Andy Eiffert from the University of Iowa will attend the 102nd Rose Bowl Game between the No. 5 Hawkeyes and No. 6 Stanford. While Eiffert will no doubt enjoy his view from the sideline inside Rose Bowl Stadium, the game itself is secondary for the 33-year-old maintenance worker from Coralville.
When Iowa’s odds of attending the Rose Bowl increased during the 2015 regular season, Eiffert reached out to Will Schnell, head groundskeeper for the Rose Bowl. Eiffert asked if he could help paint and care for the stadium’s turf in the days leading up to the big game.
“To me, the Rose Bowl is bigger than the Super Bowl,” Eiffert said. “This is a fabulous opportunity. It is one of the places you want to go. Nobody is going to turn down help. (Schnell) had no hesitation when I asked.”
But Eiffert, who is on his own dime for the entire trip, still needed to work out transportation, room, and board. He is driving to Denver, Colorado, where he will fly to John Wayne Airport in Orange, California. He will rent a car and crash on the floor of an acquaintances’ house. Eiffert will make a 90-minute roundtrip commute from the coast to the Rose Bowl each day. Following the game, he will drive to Las Vegas where he booked a less expensive flight back to the Midwest.
“When (Schnell) said I was a go, it was more of a money issue and how I was going to get out there and stay,” Eiffert said. “For me to go and do what I wanted to do, which is paint, I had to go out earlier than a lot of people would, and that would add cost.”
Eiffert said his parents, in-laws, aunts, and uncles stepped forward to help fund his Rose Bowl dream. He will spend Christmas Day with family in Des Moines. While his wife, Jonna, and children Quinlan (four years) and Zayden (10 months) drive to Minnesota on Dec. 26, Eiffert will be on his way to Denver. He arrives in California on Dec. 27 and will work at the Rose Bowl from Dec. 27-30.
“To me, the Rose Bowl is bigger than the Super Bowl. This is a fabulous opportunity. It is one of the places you want to go. Nobody is going to turn down help. (Schnell) had no hesitation when I asked.”
“We will paint the whole field twice,” Eiffert said. “Most of the painting will be done by Dec. 29.”
Eiffert will watch the Rose Bowl Game from the sidelines, just like he does for every Hawkeye home game inside Kinnick Stadium.
“Basically it will be my typical game-day routine,” Eiffert said. “I told Will I don’t want to be treated any different than any of his other guys. If I’m going to be there, I’m going to work.”
Before Eiffert graduated from Mount Pleasant High School in 2001, he worked summers for the city, mowing and taking care of fields for the parks and recreation department. He attended Kirkwood Community College to study the ins and outs of sports turf and during that time he completed an internship at the University of Iowa under Mount Pleasant native Larry Putney.

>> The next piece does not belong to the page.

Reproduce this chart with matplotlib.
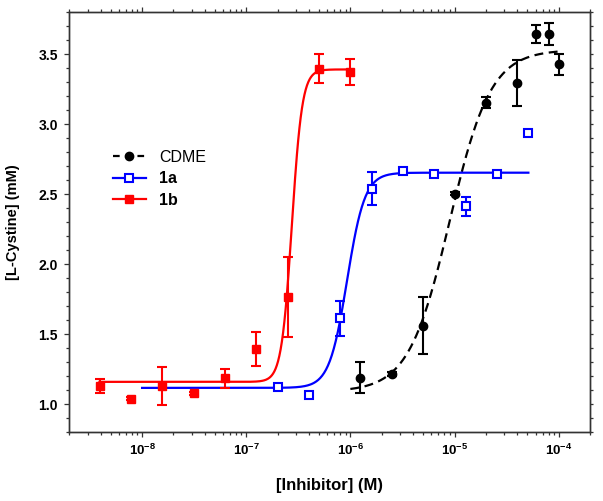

Eiffert started in a part-time role at the UI in 2002 and worked into fulltime in 2005. He chuckles at his official job title of Golf Course Maintenance Worker (“I don’t know anything about the golf course,” he says), preferring a self-made designation of Sports Turf Manager.
He enjoys the artistic side of the job. Perhaps his most “famous” work is a 300-foot Tigerhawk made from wildflowers at the University of Iowa’s Bill and Jim Ashton Cross Country Course. He has painted Tigerhawks red, white, and blue, and even pink.
Now Eiffert will work his magic on the Bermuda grass inside Rose Bowl Stadium. Odds are strong that the end product will be another masterpiece.
“In our industry, you have to care about what you’re doing,” Eiffert said. “If you don’t care and you just want to show up, you can tell.”